__GIVEN EXERCISE__.
Exact reproduction is required for the lines bounded by the one containing "Clone this chart in Apache ECharts." and the one containing "const zoneEdges = [-10, -3, 0, 3, 7, 9, 14];", both bounds included. Print them without any pictures.

__DATA__.
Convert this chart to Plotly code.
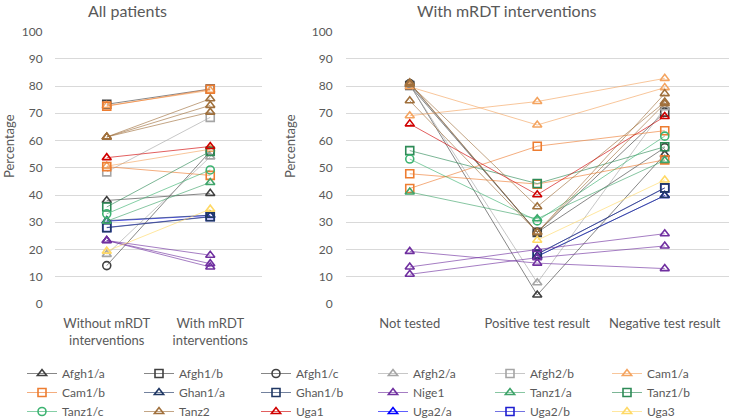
import plotly.graph_objects as go

# ---------------- data ----------------
left_categories = ["Without mRDT<br>interventions", "With mRDT<br>interventions"]
right_categories = ["Not tested", "Positive test result", "Negative test result"]

series_names = ["Afgh1/a", "Afgh1/b", "Afgh1/c", "Afgh2/a", "Afgh2/b", "Cam1/a",
                "Cam1/b", "Ghan1/a", "Ghan1/b", "Nige1", "Tanz1/a", "Tanz1/b",
                "Tanz1/c", "Tanz2", "Uga1", "Uga2/a", "Uga2/b", "Uga3"]

# each series: list of sub-lines (values per category)
left_values = {
    "Afgh1/a": [[38.0, 40.6]],
    "Afgh1/b": [[73.3, 78.9]],
    "Afgh1/c": [[14.1, 56.0]],
    "Afgh2/a": [[18.2, 54.0]],
    "Afgh2/b": [[48.5, 68.5]],
    "Cam1/a": [[72.8, 78.4], [50.6, 56.8]],
    "Cam1/b": [[72.6, 78.8], [50.4, 47.2]],
    "Ghan1/a": [[30.6, 32.6]],
    "Ghan1/b": [[28.0, 32.0]],
    "Nige1": [[23.3, 17.9], [23.3, 14.8], [23.3, 13.6]],
    "Tanz1/a": [[30.4, 44.6]],
    "Tanz1/b": [[35.6, 56.0]],
    "Tanz1/c": [[33.1, 49.2]],
    "Tanz2": [[61.3, 75.3], [61.3, 72.9], [61.3, 70.4]],
    "Uga1": [[53.7, 57.8]],
    "Uga2/a": [[30.4, 32.5]],
    "Uga2/b": [[28.1, 32.1]],
    "Uga3": [[19.4, 34.8]],
}

right_values = {
    "Afgh1/a": [[80.6, 3.3, 54.9]],
    "Afgh1/b": [[80.2, 26.3, 70.4]],
    "Afgh1/c": [[80.9, 26.3, 57.4]],
    "Afgh2/a": [[80.4, 7.8, 72.0]],
    "Afgh2/b": [],
    "Cam1/a": [[69.1, 74.3, 82.8], [79.7, 65.7, 79.4]],
    "Cam1/b": [[42.4, 57.9, 63.6], [47.8, 44.0, 52.9]],
    "Ghan1/a": [[None, 17.5, 39.8]],
    "Ghan1/b": [[None, 18.3, 42.6]],
    "Nige1": [[19.3, 15.0, 13.0], [13.6, 20.0, 25.8], [10.9, 17.0, 21.3]],
    "Tanz1/a": [[41.1, 31.3, 52.7]],
    "Tanz1/b": [[56.3, 44.2, 57.7]],
    "Tanz1/c": [[53.2, 30.5, 61.6]],
    "Tanz2": [[81.2, 26.3, 77.2], [80.7, 35.7, 74.1], [74.6, 26.3, 73.5]],
    "Uga1": [[66.1, 40.1, 68.8]],
    "Uga2/a": [[None, 17.5, 39.8]],
    "Uga2/b": [[None, 18.3, 42.6]],
    "Uga3": [[None, 23.4, 45.5]],
}

# series drawn first (sit underneath the others)
drawn_first = ["Uga2/a", "Uga2/b"]

y_ticks = [0, 10, 20, 30, 40, 50, 60, 70, 80, 90, 100]

# ---------------- styles ----------------
colors = {
    "Afgh1/a": "#404040", "Afgh1/b": "#404040", "Afgh1/c": "#404040",
    "Afgh2/a": "#A5A5A5", "Afgh2/b": "#A5A5A5",
    "Cam1/a": "#F4A460", "Cam1/b": "#ED7D31",
    "Ghan1/a": "#203864", "Ghan1/b": "#203864",
    "Nige1": "#7030A0",
    "Tanz1/a": "#3FA46A", "Tanz1/b": "#2E8B57", "Tanz1/c": "#3CB371",
    "Tanz2": "#A0703C", "Uga1": "#D00000",
    "Uga2/a": "#0000FF", "Uga2/b": "#1F1FD0", "Uga3": "#FFD966",
}
symbols = {
    "Afgh1/a": "triangle-up-open", "Afgh1/b": "square-open", "Afgh1/c": "circle-open",
    "Afgh2/a": "triangle-up-open", "Afgh2/b": "square-open",
    "Cam1/a": "triangle-up-open", "Cam1/b": "square-open",
    "Ghan1/a": "triangle-up-open", "Ghan1/b": "square-open",
    "Nige1": "triangle-up-open",
    "Tanz1/a": "triangle-up-open", "Tanz1/b": "square-open", "Tanz1/c": "circle-open",
    "Tanz2": "triangle-up-open", "Uga1": "triangle-up-open",
    "Uga2/a": "triangle-up-open", "Uga2/b": "square-open", "Uga3": "triangle-up-open",
}


def rgba(h, a):
    h = h.lstrip("#")
    return "rgba(%d,%d,%d,%.2f)" % (int(h[0:2], 16), int(h[2:4], 16), int(h[4:6], 16), a)


def build(cats, lines):
    xs, ys = [], []
    for i, ln in enumerate(lines):
        if i > 0:
            xs.append(None)
            ys.append(None)
        xs.extend(cats)
        ys.extend(ln)
    return xs, ys


fig = go.Figure()
draw_order = drawn_first + [n for n in series_names if n not in drawn_first]
for name in draw_order:
    c = colors[name]
    rank = series_names.index(name) + 1
    for panel, cats, vals, xa, ya, show in [
        ("L", left_categories, left_values[name], "x", "y", True),
        ("R", right_categories, right_values[name], "x2", "y2", False),
    ]:
        xs, ys = build(cats, vals)
        fig.add_trace(go.Scatter(
            x=xs, y=ys, xaxis=xa, yaxis=ya, name=name, legendrank=rank,
            showlegend=show, mode="lines+markers", connectgaps=False,
            line=dict(color=rgba(c, 0.7), width=0.9),
            marker=dict(symbol=symbols[name], size=8, color=c,
                        line=dict(width=1.6, color=c)),
            hoverinfo="skip",
        ))

W, H = 729, 418
y_dom = [(H - 304) / H, (H - 31.5) / H]
grid = "#D9D9D9"
tick_font = dict(family="Lato", size=12, color="#595959")
cat_font = dict(family="Lato", size=13, color="#595959")

fig.update_layout(
    width=W, height=H, margin=dict(l=0, r=0, t=0, b=0, autoexpand=False),
    paper_bgcolor="white", plot_bgcolor="white",
    font=dict(family="Lato", color="#595959"),
    xaxis=dict(domain=[55 / W, 262 / W], type="category", categoryarray=left_categories,
               range=[-0.5, 1.5], showgrid=False, showline=False, zeroline=False,
               ticks="outside", ticklen=7, tickcolor="rgba(0,0,0,0)", tickfont=cat_font),
    yaxis=dict(domain=y_dom, range=[0, 100], tickvals=y_ticks, showgrid=True,
               gridcolor=grid, gridwidth=1, zeroline=False, showline=False,
               ticks="outside", ticklen=9, tickcolor="rgba(0,0,0,0)", tickfont=tick_font),
    xaxis2=dict(domain=[346 / W, 728.5 / W], type="category", categoryarray=right_categories,
                range=[-0.5, 2.5], showgrid=False, showline=False, zeroline=False,
                ticks="outside", ticklen=7, tickcolor="rgba(0,0,0,0)", tickfont=cat_font,
                anchor="y2"),
    yaxis2=dict(domain=y_dom, range=[0, 100], tickvals=y_ticks, showgrid=True,
                gridcolor=grid, gridwidth=1, zeroline=False, showline=False,
                ticks="outside", ticklen=10, tickcolor="rgba(0,0,0,0)", tickfont=tick_font,
                anchor="x2"),
    legend=dict(orientation="h", x=22 / W, y=(H - 359) / H, xanchor="left", yanchor="top",
                entrywidth=72, entrywidthmode="pixels", itemwidth=30, tracegroupgap=0,
                traceorder="normal",
                font=dict(family="Lato", size=12, color="#595959"),
                bgcolor="rgba(0,0,0,0)"),
    showlegend=True,
)

fig.add_annotation(text="All patients", x=128 / W, y=(H - 10) / H, xref="paper", yref="paper",
                   xanchor="center", yanchor="middle", showarrow=False,
                   font=dict(family="Lato", size=16, color="#595959"))
fig.add_annotation(text="With mRDT interventions", x=507 / W, y=(H - 10) / H, xref="paper",
                   yref="paper", xanchor="center", yanchor="middle", showarrow=False,
                   font=dict(family="Lato", size=16, color="#595959"))
for xc in (9, 290):
    fig.add_annotation(text="Percentage", x=xc / W, y=(H - 146) / H, xref="paper", yref="paper",
                       xanchor="center", yanchor="middle", showarrow=False, textangle=-90,
                       font=dict(family="Lato", size=13, color="#595959"))

fig.write_html("out.html", config={"displayModeBar": False},
               post_script="document.body.style.margin='0';")
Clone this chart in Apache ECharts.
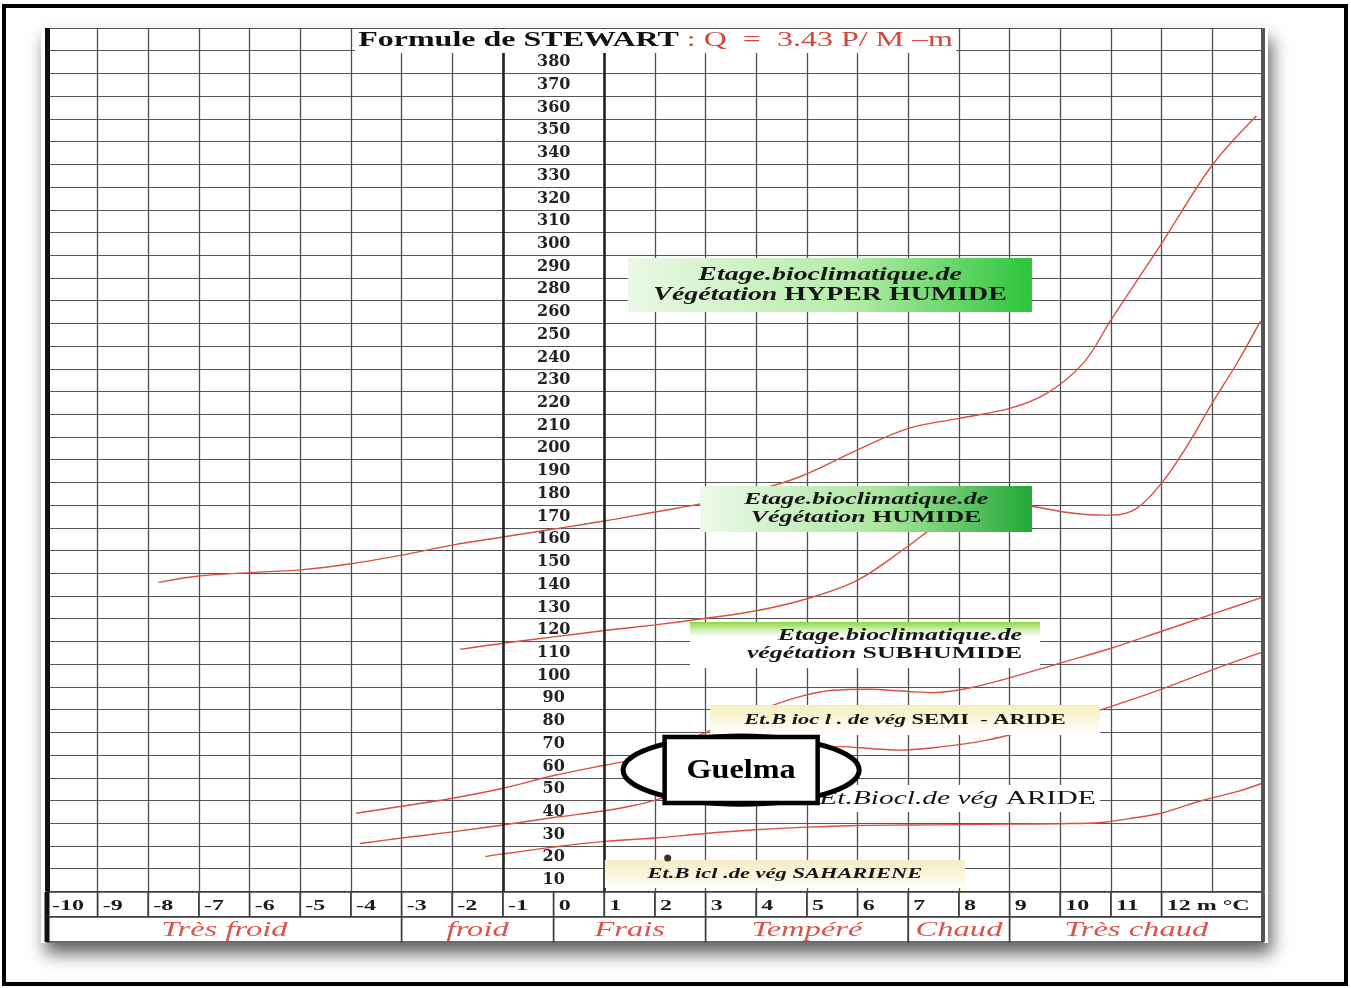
<!DOCTYPE html>
<html>
<head>
<meta charset="utf-8">
<script src="https://cdn.jsdelivr.net/npm/echarts@6/dist/echarts.min.js"></script>
<style>
  html, body { margin: 0; padding: 0; background: #fff; }
  #chart { width: 1351px; height: 988px; }
</style>
</head>
<body>
<div id="chart"></div>
<script>
// Climagramme de Stewart : Q (rows) against m (°C)
const xTicks = [-10, -9, -8, -7, -6, -5, -4, -3, -2, -1, 0, 1, 2, 3, 4, 5, 6, 7, 8, 9, 10, 11, 12];
const xTickLabels = ['-10', '-9', '-8', '-7', '-6', '-5', '-4', '-3', '-2', '-1', '0', '1', '2', '3', '4', '5', '6', '7', '8', '9', '10', '11', '12 m °C'];
// printed as on the original sheet (270 is skipped)
const yTickLabels = ['10', '20', '30', '40', '50', '60', '70', '80', '90', '100', '110', '120', '130', '140', '150', '160',
  '170', '180', '190', '200', '210', '220', '230', '240', '250', '260', '280', '290', '300', '310', '320', '330', '340',
  '350', '360', '370', '380'];
const zoneNames = ['Très froid', 'froid', 'Frais', 'Tempéré', 'Chaud', 'Très chaud'];
const zoneEdges = [-10, -3, 0, 3, 7, 9, 14];

// stage limits [m, Q]
const limitHyperHumide = [[-7.8, 141], [-7, 143.8], [-6, 145.3], [-5, 146.5], [-4, 149.2], [-3, 153], [-2, 157.4], [-1, 161],
  [0, 164.5], [1, 168], [2, 172], [3, 176], [4, 181.5], [4.86, 187.5], [6, 199.3], [7, 208.8], [8, 213.2], [9, 217.6],
  [9.73, 224.2], [10.45, 237.4], [11, 256.5], [12, 290.2], [13, 324.7], [13.87, 346.3]];
const limitHumide = [[-1.85, 111.5], [-1, 114.2], [0, 117], [1, 119.8], [2, 122.3], [3, 125.2], [4, 128.5], [5, 133.8],
  [6, 142], [7, 157], [7.5, 165], [8.3, 172], [9, 175], [9.5, 174.3], [10, 172.2], [10.5, 170.9], [11, 170.6],
  [11.5, 173.5], [12, 184.7], [12.5, 201], [13, 220], [13.5, 238], [13.95, 256]];
const limitSubhumide = [[-3.9, 39.4], [-3, 42.5], [-2, 46], [-1, 50.4], [0, 56], [1, 60.5], [1.5, 62.5], [1.9, 64],
  [3, 75], [4.07, 84.8], [4.86, 90.7], [5.5, 93.5], [6.2, 94], [7, 93], [7.5, 92.5], [8.2, 94.5], [9, 99], [10, 105.5],
  [11, 112], [12, 119.5], [13, 127], [14, 134.5]];
const limitSemiAride = [[-3.82, 26.1], [-3, 28.5], [-2, 31.2], [-1, 34.2], [0, 37.5], [1, 40.5], [1.5, 42.5], [1.9, 44.5],
  [3, 52], [4, 60], [5, 66], [5.65, 68.7], [6.3, 67.8], [6.83, 67.2], [7.6, 68.5], [8.55, 71.6], [9.7, 78], [10.78, 84.8],
  [12, 94], [13, 102.5], [14, 110.4]];
const limitAride = [[-1.35, 20.3], [-1, 21.5], [0, 24.5], [1, 27], [2, 28.5], [3, 30.5], [3.9, 32], [5, 33.3], [6, 34],
  [7, 34.2], [8, 34.4], [9, 34.6], [10, 34.8], [10.8, 35.3], [11.5, 37.5], [12, 39.5], [12.8, 45], [13.5, 49], [14, 52.7]];
const stationDot = [[2.25, 19.7]];

const SERIF = '"Liberation Serif", "Times New Roman", serif';
const RED = '#d8503f';
const STRETCH = 1.55;

const xGridColors = [];
for (let v = -10; v <= 14; v++) xGridColors.push(v === 0 ? 'rgba(0,0,0,0)' : '#505050');

function hGrad(a, b, c) {
  return new echarts.graphic.LinearGradient(0, 0, 1, 0, [
    { offset: 0, color: a }, { offset: 0.55, color: b }, { offset: 1, color: c }]);
}
function vGrad(stops) {
  return new echarts.graphic.LinearGradient(0, 0, 0, 1, stops.map(c => ({ offset: c[0], color: c[1] })));
}
function rich(size, lh) {
  const base = { fontFamily: SERIF, fontSize: size, lineHeight: lh, fill: '#161616' };
  return {
    i: Object.assign({ fontStyle: 'italic', fontWeight: 'bold' }, base),
    b: Object.assign({ fontWeight: 'bold' }, base),
    n: Object.assign({ fontStyle: 'italic' }, base),
    r: Object.assign({}, base)
  };
}

// stage labels, placed in chart units
const boxes = [
  { x1: 1.47, y1: 283.8, x2: 9.44, y2: 260, align: 'center', size: 18, lh: 20,
    fill: hGrad('#eaf8e5', '#b6eca9', '#2cc53b'),
    text: '{i|Etage.bioclimatique.de}\n{i|Végétation}{b| HYPER HUMIDE}' },
  { x1: 2.89, y1: 183.4, x2: 9.44, y2: 163.2, align: 'center', size: 16.7, lh: 18,
    fill: hGrad('#edf9ea', '#abe69e', '#22a837'),
    text: '{i|Etage.bioclimatique.de}\n{i|Végétation}{b| HUMIDE}' },
  { x1: 2.69, y1: 123.6, x2: 9.6, y2: 103.3, align: 'right', size: 16.7, lh: 18,
    fill: vGrad([[0, '#86d63f'], [0.16, '#cfeeb2'], [0.34, '#ffffff'], [1, '#ffffff']]),
    text: '{i|Etage.bioclimatique.de}\n{i|végétation}{b| SUBHUMIDE}' },
  { x1: 3.09, y1: 87, x2: 10.78, y2: 73.8, align: 'center', size: 14.5, lh: 16,
    fill: vGrad([[0, '#f6eebb'], [0.5, '#fbf7df'], [1, '#ffffff']]),
    text: '{i|Et.B ioc l . de vég}{b| SEMI  - ARIDE}' },
  { x1: 5.16, y1: 51.8, x2: 10.78, y2: 39.9, align: 'center', size: 19, lh: 20,
    fill: '#ffffff',
    text: '{n|Et.Biocl.de vég}{r| ARIDE}' },
  { x1: 1.01, y1: 18.8, x2: 8.12, y2: 6.5, align: 'center', size: 14.5, lh: 16,
    fill: vGrad([[0, '#f5edc2'], [1, '#fffdf5']]),
    text: '{i|Et.B icl .de vég SAHARIENE}' }
];

const guelma = { cx: 3.70, cy: 58.4, rx: 2.33, ry: 15, hw: 1.51, hh: 14.5, text: 'Guelma' };

const cells = [];
xTicks.forEach((v, i) => cells.push({ x1: v, x2: i + 1 < xTicks.length ? xTicks[i + 1] : zoneEdges[zoneEdges.length - 1], row: 1, text: xTickLabels[i] }));
zoneNames.forEach((n, i) => cells.push({ x1: zoneEdges[i], x2: zoneEdges[i + 1], row: 0, text: n }));

function renderBox(params, api) {
  const b = boxes[params.dataIndex];
  const p1 = api.coord([api.value(0), api.value(1)]);
  const p2 = api.coord([api.value(2), api.value(3)]);
  const x = Math.min(p1[0], p2[0]), y = Math.min(p1[1], p2[1]);
  const w = Math.abs(p2[0] - p1[0]), h = Math.abs(p2[1] - p1[1]);
  const tx = b.align === 'right' ? x + w - 18 : x + w / 2;
  return {
    type: 'group',
    children: [
      { type: 'rect', shape: { x: x, y: y, width: w, height: h }, style: { fill: b.fill } },
      { type: 'text', x: tx, y: y + h / 2, scaleX: STRETCH,
        style: { text: b.text, rich: rich(b.size, b.lh), align: b.align, verticalAlign: 'middle' } }
    ]
  };
}

function renderGuelma(params, api) {
  const c = api.coord([api.value(0), api.value(1)]);
  const e = api.coord([guelma.cx + guelma.rx, guelma.cy + guelma.ry]);
  const r = api.coord([guelma.cx + guelma.hw, guelma.cy + guelma.hh]);
  const rx = e[0] - c[0], ry = c[1] - e[1];
  const hw = r[0] - c[0], hh = c[1] - r[1];
  return {
    type: 'group',
    children: [
      { type: 'ellipse', shape: { cx: c[0], cy: c[1], rx: rx, ry: ry }, style: { fill: '#fff', stroke: '#000', lineWidth: 5 } },
      { type: 'rect', shape: { x: c[0] - hw, y: c[1] - hh, width: hw * 2, height: hh * 2 }, style: { fill: '#fff', stroke: '#000', lineWidth: 4.5 } },
      { type: 'text', x: c[0], y: c[1] + 1, scaleX: 1.15,
        style: { text: guelma.text, align: 'center', verticalAlign: 'middle', fontFamily: SERIF, fontWeight: 'bold', fontSize: 28, fill: '#000' } }
    ]
  };
}

function renderCell(params, api) {
  const c = cells[params.dataIndex];
  const a = api.coord([api.value(0), api.value(2) + 1]);
  const b = api.coord([api.value(1), api.value(2)]);
  const tick = c.row === 1;
  const children = [
    { type: 'rect', shape: { x: a[0], y: a[1], width: b[0] - a[0], height: b[1] - a[1] }, style: { fill: '#fff', stroke: '#3a3a3a', lineWidth: 1.6 } },
    { type: 'text', x: tick ? a[0] + 5 : (a[0] + b[0]) / 2, y: (a[1] + b[1]) / 2 + 1, scaleX: STRETCH,
      style: tick
        ? { text: c.text, align: 'left', verticalAlign: 'middle', fontFamily: SERIF, fontWeight: 'bold', fontSize: 15.5, fill: '#1a1a1a' }
        : { text: c.text, align: 'center', verticalAlign: 'middle', fontFamily: SERIF, fontStyle: 'italic', fontSize: 21, fill: '#d9544a' } }
  ];
  if (c.x1 === zoneEdges[0]) {
    children.push({ type: 'line', shape: { x1: a[0], y1: a[1], x2: a[0], y2: b[1] }, style: { stroke: '#111', lineWidth: 5 } });
  }
  if (c.x2 === zoneEdges[zoneEdges.length - 1]) {
    children.push({ type: 'line', shape: { x1: b[0], y1: a[1], x2: b[0], y2: b[1] }, style: { stroke: '#555', lineWidth: 4 } });
  }
  return { type: 'group', children: children };
}

function limitSeries(name, data, extra) {
  return Object.assign({
    name: name, type: 'line', xAxisIndex: 0, yAxisIndex: 0, data: data, smooth: 0.35,
    showSymbol: false, silent: true, z: 3,
    lineStyle: { color: RED, width: 1.4 }
  }, extra || {});
}

const chart = echarts.init(document.getElementById('chart'));
chart.setOption({
  animation: false,
  backgroundColor: '#fff',
  grid: [
    { left: 47, right: 88, top: 28, bottom: 96.6, outerBoundsMode: 'none' },
    { left: 47, right: 88, top: 892, height: 50, outerBoundsMode: 'none' }
  ],
  xAxis: [
    { gridIndex: 0, type: 'value', min: -10, max: 14, interval: 1,
      axisLine: { show: false }, axisTick: { show: false }, axisLabel: { show: false },
      splitLine: { show: true, lineStyle: { color: xGridColors, width: 1.3 } } },
    { gridIndex: 1, type: 'value', min: -10, max: 14, show: false }
  ],
  yAxis: [
    { gridIndex: 0, type: 'value', min: 5, max: 385, interval: 10,
      axisLine: { show: false }, axisTick: { show: false }, axisLabel: { show: false },
      splitLine: { show: true, lineStyle: { color: '#555', width: 1.2 } } },
    { gridIndex: 0, type: 'value', min: 5, max: 385, interval: 5, position: 'left', offset: -506.7,
      axisLine: { show: false }, axisTick: { show: false }, splitLine: { show: false },
      axisLabel: {
        align: 'center', margin: 0, fontFamily: 'DejaVu Serif', fontWeight: 'bold', fontSize: 16, color: '#222',
        formatter: function (v) {
          const r = Math.round(v);
          return r % 10 === 0 ? (yTickLabels[r / 10 - 1] || '') : '';
        }
      } },
    { gridIndex: 1, type: 'value', min: 0, max: 2, show: false }
  ],
  graphic: [
    { type: 'rect', z: -20, silent: true, shape: { x: 4, y: 6, width: 1342, height: 978 },
      style: { fill: '#fff', stroke: '#000', lineWidth: 4 } },
    { type: 'rect', z: -10, silent: true, shape: { x: 41, y: 27, width: 1227, height: 916 },
      style: { fill: '#fff', shadowBlur: 16, shadowColor: 'rgba(0,0,0,0.6)', shadowOffsetX: 4, shadowOffsetY: 11 } },
    { type: 'text', z: 50, silent: true, x: 355, y: 41, scaleX: 1.6,
      style: {
        text: '{a|Formule de STEWART}{b| : Q  =  3.43 P/ M –m}',
        verticalAlign: 'middle', backgroundColor: '#fff', padding: [2, 2],
        rich: {
          a: { fontFamily: SERIF, fontWeight: 'bold', fontSize: 20, fill: '#111' },
          b: { fontFamily: SERIF, fontSize: 20, fill: '#d0473b' }
        }
      } }
  ],
  series: [
    limitSeries('HYPER HUMIDE / HUMIDE', limitHyperHumide, {
      markLine: {
        silent: true, symbol: ['none', 'none'], label: { show: false }, animation: false,
        data: [
          { xAxis: -10, lineStyle: { color: '#111', width: 5, type: 'solid' } },
          { xAxis: -1, lineStyle: { color: '#222', width: 2.6, type: 'solid' } },
          { xAxis: 1, lineStyle: { color: '#222', width: 2.6, type: 'solid' } },
          { xAxis: 14, lineStyle: { color: '#555', width: 4, type: 'solid' } }
        ]
      }
    }),
    limitSeries('HUMIDE / SUBHUMIDE', limitHumide),
    limitSeries('SUBHUMIDE / SEMI-ARIDE', limitSubhumide),
    limitSeries('SEMI-ARIDE / ARIDE', limitSemiAride),
    limitSeries('ARIDE / SAHARIEN', limitAride),
    { name: 'étages', type: 'custom', xAxisIndex: 0, yAxisIndex: 0, z: 5, silent: true,
      renderItem: renderBox, data: boxes.map(b => [b.x1, b.y1, b.x2, b.y2]) },
    { name: 'point', type: 'scatter', xAxisIndex: 0, yAxisIndex: 0, z: 6, silent: true,
      symbolSize: 7, itemStyle: { color: '#000' }, data: stationDot },
    { name: 'Guelma', type: 'custom', xAxisIndex: 0, yAxisIndex: 0, z: 7, silent: true,
      renderItem: renderGuelma, data: [[guelma.cx, guelma.cy]] },
    { name: 'axe', type: 'custom', xAxisIndex: 1, yAxisIndex: 2, z: 4, silent: true,
      renderItem: renderCell, data: cells.map(c => [c.x1, c.x2, c.row]) }
  ]
});
</script>
</body>
</html>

__SOLUTION TO THE EXERCISE__.
Clone this chart in Apache ECharts.
<!DOCTYPE html>
<html>
<head>
<meta charset="utf-8">
<script src="https://cdn.jsdelivr.net/npm/echarts@6/dist/echarts.min.js"></script>
<style>
  html, body { margin: 0; padding: 0; background: #fff; }
  #chart { width: 1351px; height: 988px; }
</style>
</head>
<body>
<div id="chart"></div>
<script>
// Climagramme de Stewart : Q (rows) against m (°C)
const xTicks = [-10, -9, -8, -7, -6, -5, -4, -3, -2, -1, 0, 1, 2, 3, 4, 5, 6, 7, 8, 9, 10, 11, 12];
const xTickLabels = ['-10', '-9', '-8', '-7', '-6', '-5', '-4', '-3', '-2', '-1', '0', '1', '2', '3', '4', '5', '6', '7', '8', '9', '10', '11', '12 m °C'];
// printed as on the original sheet (270 is skipped)
const yTickLabels = ['10', '20', '30', '40', '50', '60', '70', '80', '90', '100', '110', '120', '130', '140', '150', '160',
  '170', '180', '190', '200', '210', '220', '230', '240', '250', '260', '280', '290', '300', '310', '320', '330', '340',
  '350', '360', '370', '380'];
const zoneNames = ['Très froid', 'froid', 'Frais', 'Tempéré', 'Chaud', 'Très chaud'];
const zoneEdges = [-10, -3, 0, 3, 7, 9, 14];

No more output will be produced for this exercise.